Well, not entirely. Arsene Wenger added Schalke’s Bosnian defender Sead Kolasinac, who’s quickly becoming a fan favourite at The Emirates, and Olympique Lyonnais sharpshooter Alexandre Lacazette.
With the first of those signings a free transfer and the latter breaking their club record at £46.5 million, Arsenal fans hoped more reinforcements were on the way.
Instead, the remaining days of the transfer window trickled away as Arsene Wenger prepared for the new campaign with mostly the same squad that underwhelmed in 2016/17.
Sure, Arsenal secured their third FA Cup in four years after knocking off Chelsea at Wembley Stadium (and did so once again in the Community Shield this season), but it’s the unfamiliar feeling of missing out on the UEFA Champions League that their fans truly care about.
Wantaways Mesut Ozil and Alexis Sanchez remained despite neither extending their contracts, which poses another problem when their contracts expire next year, while utility player Alex Oxlade-Chamberlain departed for Liverpool on deadline day.
Ranking – C
Arsenal sharpened their attack with the dangerous Alexandre Lacazette – a player who netted a career-best 37 goals from 45 appearances with Olympique Lyonnais last season – while the retaining of Mesut Ozil and Alexis Sanchez was key.

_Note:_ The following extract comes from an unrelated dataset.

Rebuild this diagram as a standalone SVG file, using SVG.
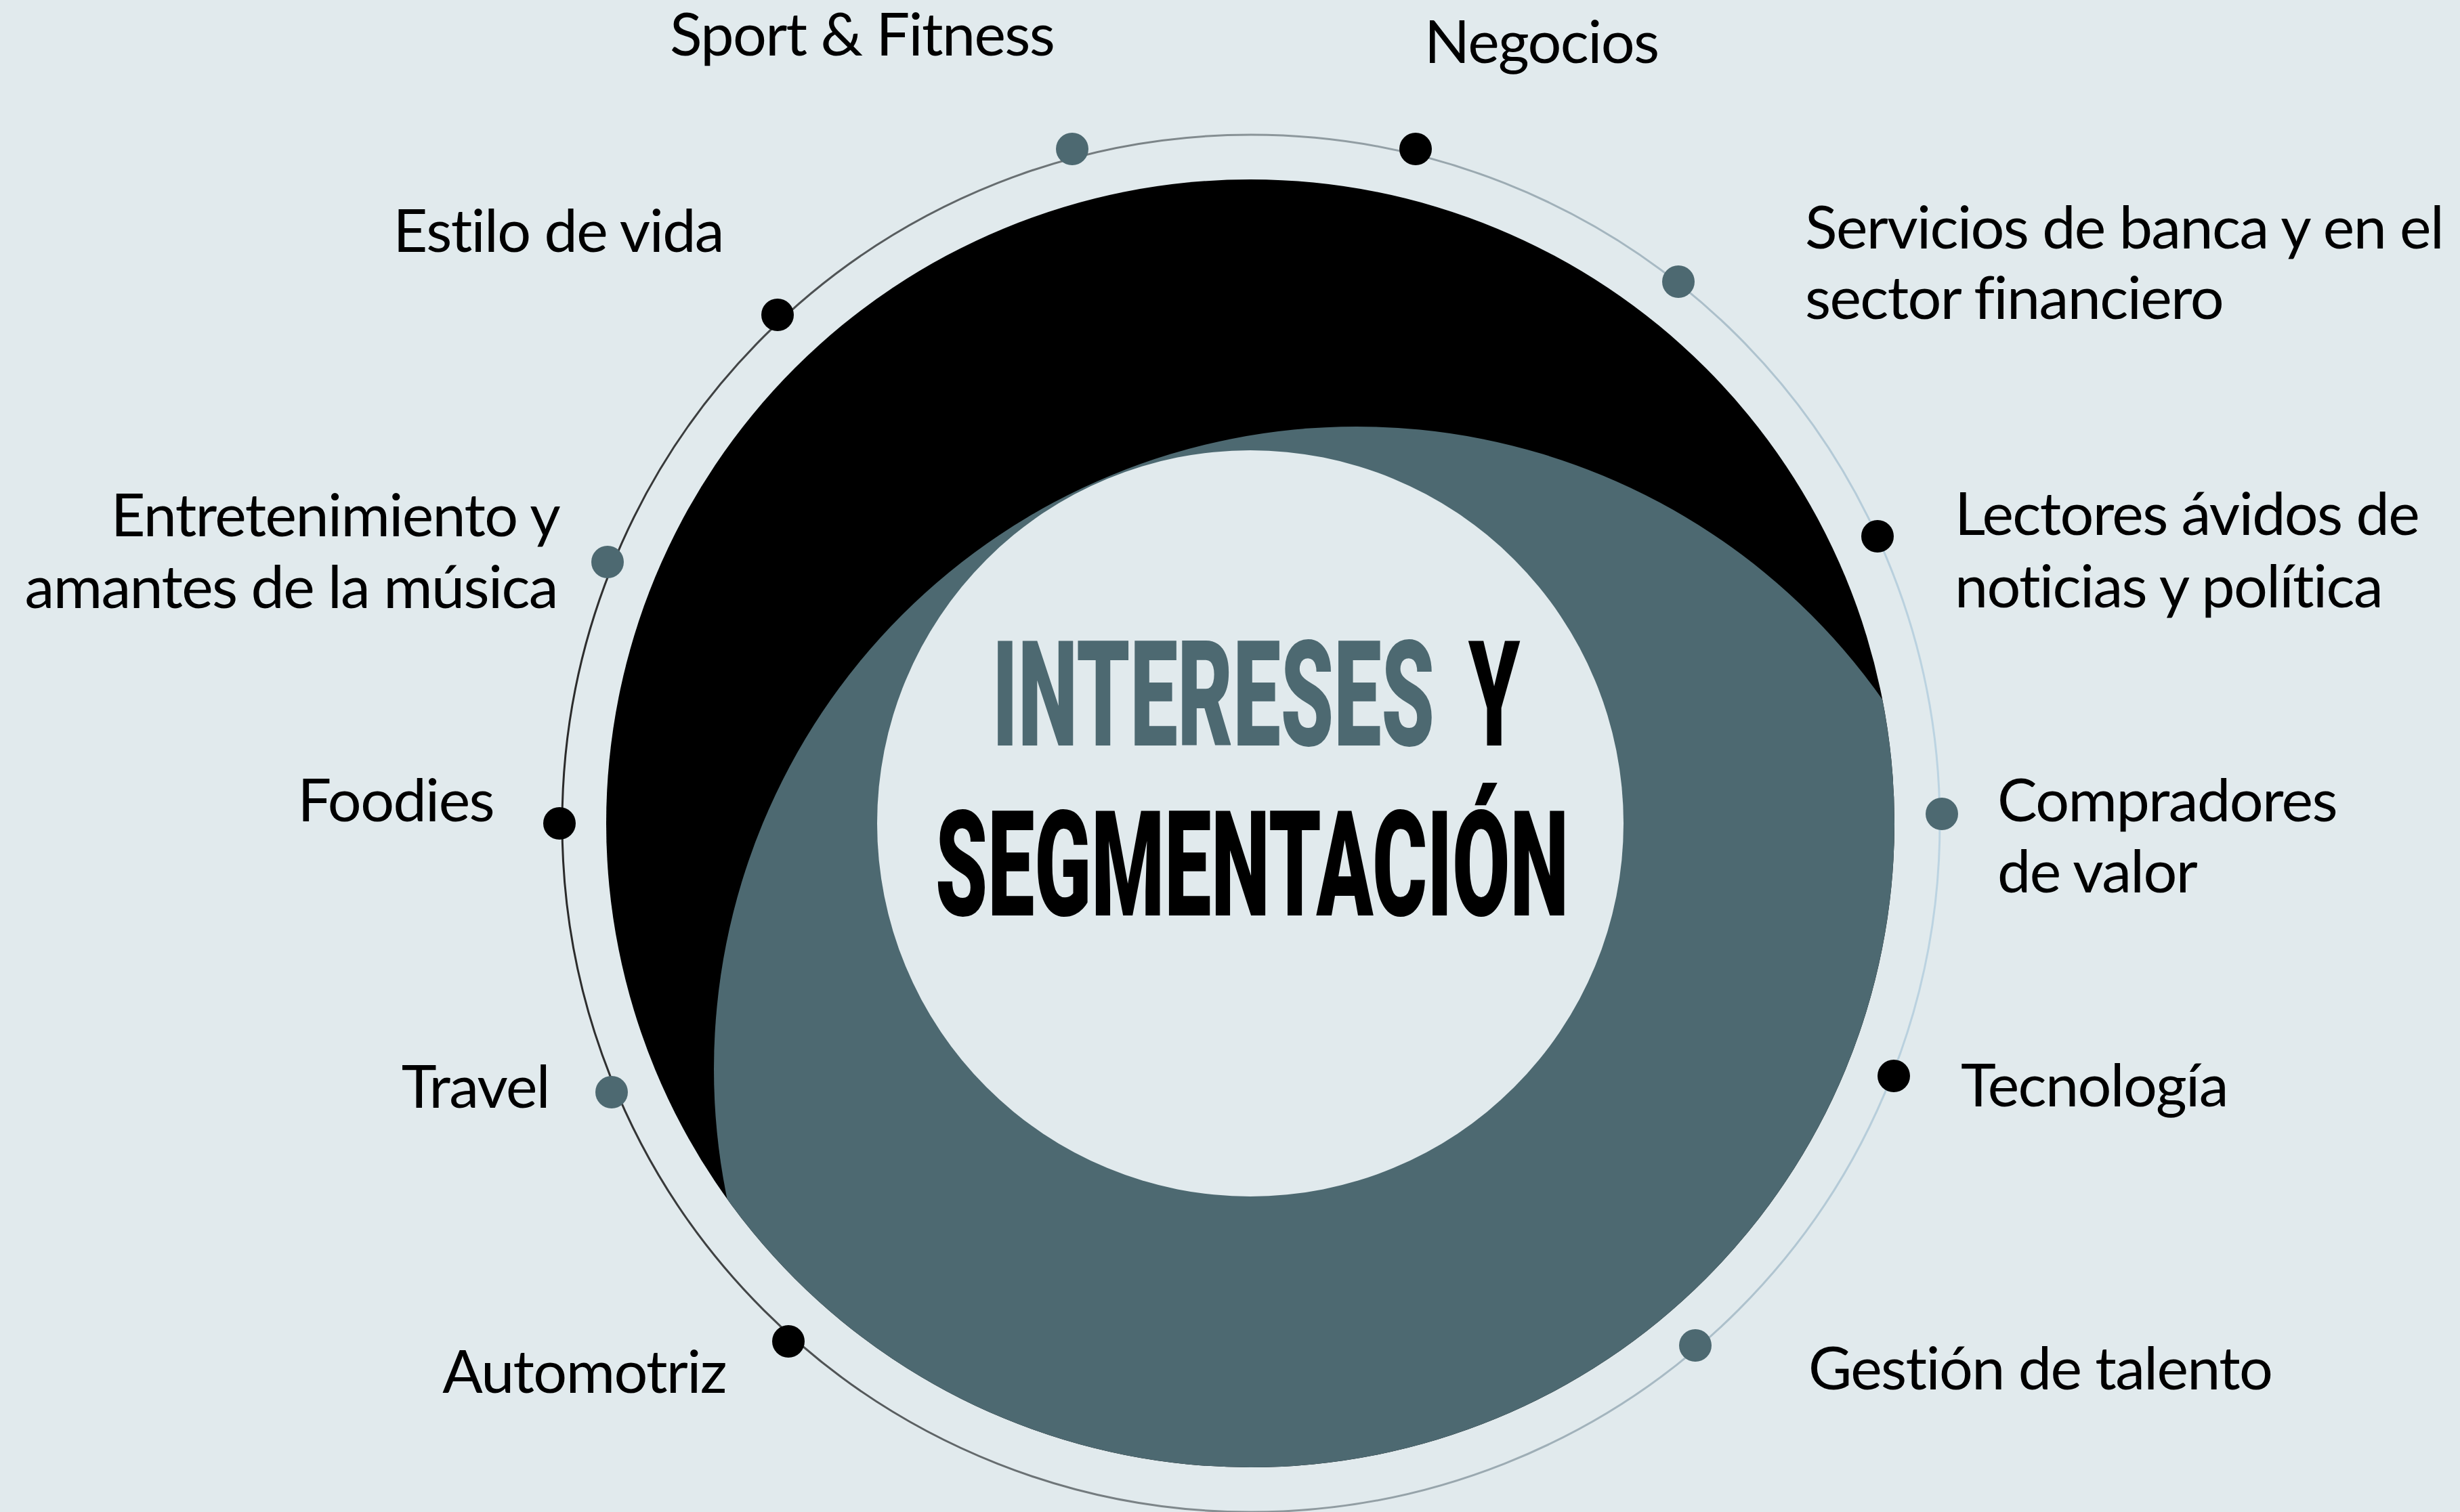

Sead Kolasinac adds a much-needed physical presence at the back, and one with the versatility to play as either one of the three centre-halves or at left wing-back.
Had Arsene Wenger built on those two signings and signed, say, an additional central midfielder, then perhaps their summer window would be viewed in a more positive light.
There’s little denying that a potential front three of Alexandre Lacazette, Mesut Ozil and Alexis Sanchez is as dangerous any forward trio you’ll find in the Premier League, but as far as squad depth goes, Arsene Wenger appears to have left himself short in a few areas.
First, there’s no real cover for Hector Bellerin at right wing-back. There was when Alex Oxlade-Chamberlain was still at the club, but following his move to Liverpool, it looks like the task could fall on the shoulders of unproven youngster Reiss Nelson – or even Arsenal’s forgotten man: Mathieu Debuchy.
Second, and as alluded to earlier, their central midfield ranks are lacking in quality and depth. Aaron Ramsey and Granit Xhaka are the current first-choice midfielders with Mohamed Elneny and Francis Coquelin – who have one Premier League start between them thus far – as their deputies. Santi Cazorla will feel like a brand new signing when he finally makes his return (perhaps not until the new year), while Jack Wilshere faces an uphill battle to turn his Arsenal career around.
Third, and mostly importantly, what’s the difference for Arsenal between this season and last? A new formation? A new striker? It seems that Arsenal have been on the merry-go-round of initial optimism to inevitable disappointment for years now, and that ultimately ends up on the doorstep of Arsene Wenger.